Floribuna by Judy Morris and Ian Gibbins
DIY, 2015
How far we are from the radical days of realism. Prior to Adorno’s dismantling of Lukacs and the Stalinist led state institutionalisation of it, realism may have laid claim to being an innovative aesthetic with agreeably progressive political inclinations.
One familiar Australian case that demarcates the fault lines of realism was the Katharine Susannah Prichard/Dorothy Hewett argument in the post-war era, an argument that was as political as it was aesthetic. These two actors fought about the merits of the Soviet Union and the benefits of a social realist literary sensibility. Where though are the inheritors of realism in poetry now?
They are potentially everywhere if mainly a little deformed, a little skew, a little tame. Floribunda is one such place to look. It features drawings of the Adelaide Hills’ flowers by Judy Morris and corresponding poems by Ian Gibbins. The realism of the artwork is clearer than that of the poems. Indeed, the drawings aim for a warm yet photographic representation of the real in a way that intends to map the ‘object itself’ as it exists in nature. If some lines are a little indistinct that is only on account of the material (pencil) that rendered it so. In this iteration Morris is not a child of Impressionism, let alone some iteration of Modernism. One need only consider proportion to support this – the stamen, the petals, the bee, the leaves all correlate to some ideal type, some holotype, some specimen out there. This is not a face from Picasso.
The poetry is consistent with that. Gibbins’ work is not necessarily in a realist tradition as Hewett may have marked it out – perhaps Floribunda could not be further from the lives of ordinary people struggling. But in its style and form it picks up on the conservatism that Adorno correctly ascribed to realism. However, Gibbins is not an anti-Romantic, as early realist writers were. If anything, he luxuriates in rich, florid descriptions, embracing a style that is gilded and a little heavy. It borrows then from lyric in an overwrought, quasi-maximalist pursuit of beauty, which is seen in ‘Knight’s Star Lily’:
Mote by lingering mote, I accumulated my private cache, a special collection to contemplate at my leisure, strewn on a carpet of petal drop, besmitten in opulent thrall of cosmological wildfire, narcotic regeneration, incidental catharsis. Sleep ceased to be a requirement.
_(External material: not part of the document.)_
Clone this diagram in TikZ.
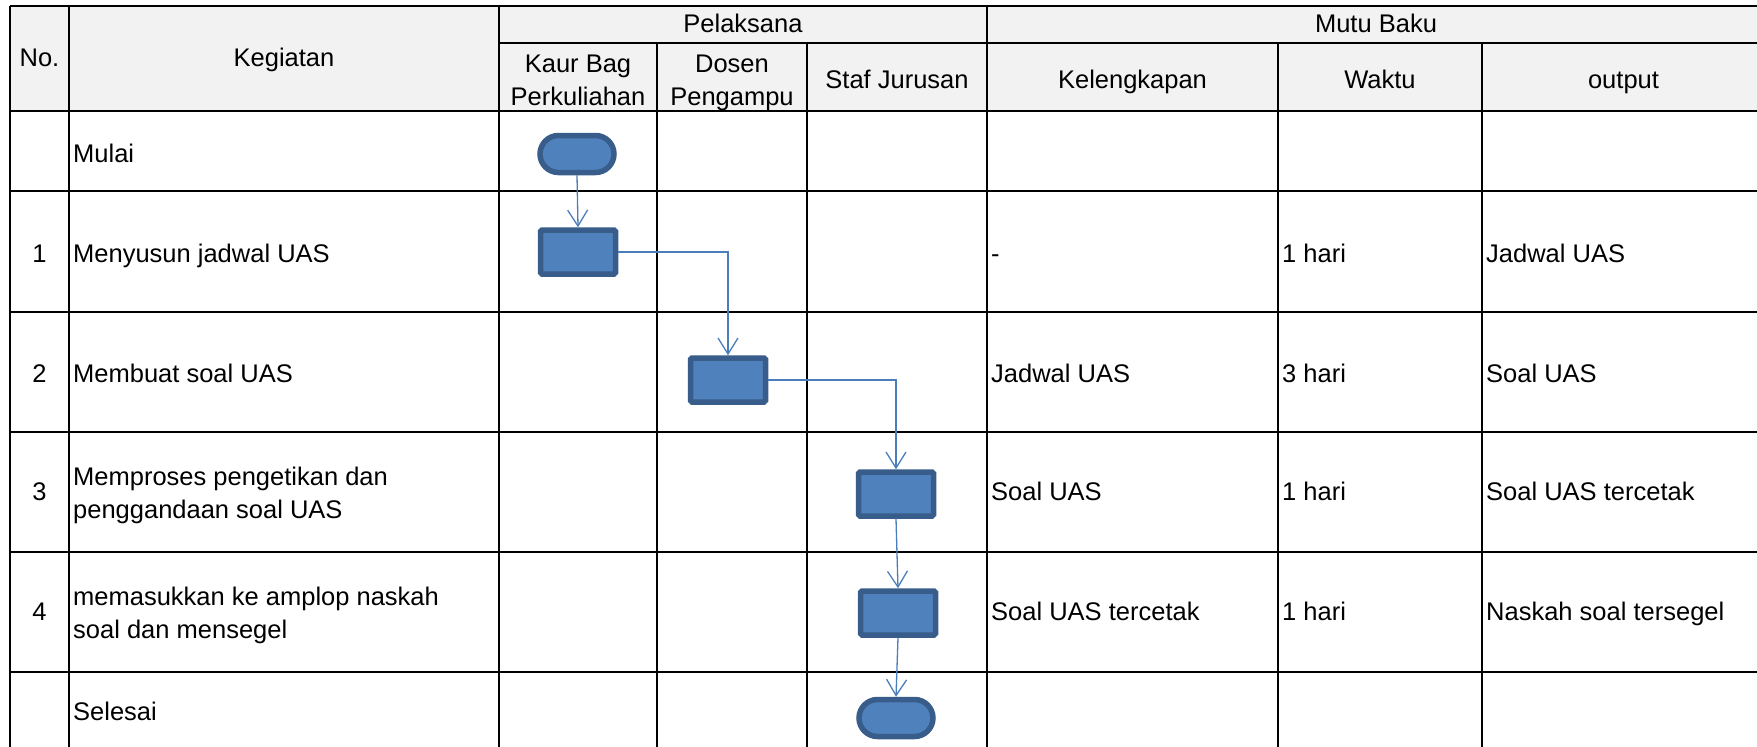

The above passage is a good representation of what the reader can expect throughout – imagistic, descriptive, narrative, vocabulary stretching but not building. I struggled to isolate a favourite or a particularly bad piece in the whole of Floribunda. There is a commendable consistency of voice within each poem and in the collection as a whole. Indeed, Gibbins excels in the evenness of his poems.
Without a jagged defamiliarisation though at the level of both poem and collection, which forces the reader to slow down, one may indeed only pass through fleetingly rather than be stopped in one’s tracks. It is not difficult poetry even though there are some $64,000 words. Once one has the keys one realises that the door has been wide open this whole time and that one need only step into the other room or through the French provincial bi-fold doors to the garden beyond. In other words there is some ‘there’ here, but one can only be charmed not challenged.
This aim, to represent the beauty of the natural world, to charm, reveals the nostalgia of Floribunda. It recalls craft, which is to say art as it has filtered down from the past avant-garde from on high and the product of hobbyists. In that sense it is craft in the sense of macaroni picture frames, CWA cake stalls and lawn ornaments made from spare car-parts. The absence of both the Indigenous and the eco-poetic is particularly noticeable.
The redemptive quality is in the relative comfort of this work. Everyone loves sponge cake. There were passages I wholeheartedly liked (‘jags and spurs interlacing above us’; ‘harried with clay clod’; ‘arcane phatasmic miasma’). It feels good to vacation in the Adelaide Hills with Morris and Gibbins; and one cannot help but appreciate the rhythmic quality of iambic pentameter. Interestingly though, the introduction notes that iambic pentameter is ‘a five beat line structure traditionally used for epic narratives’. Regardless of what one thinks of this, the aside seems to highlight a certain inconsistency, namely that these are thirteen (linked) small portraits, which might suggest that this form might not be the most appropriate to the enterprise if one accepts po-faced its historical limitations and expectations. The work is not epic, so why use a poetry device deployed in epic?
Floribunda will find its relaxed and comfortable home in people looking for well measured, rhythmic, consistent poems of place and nature. It appeals for its evocation of beauty, but this reader often longed for more.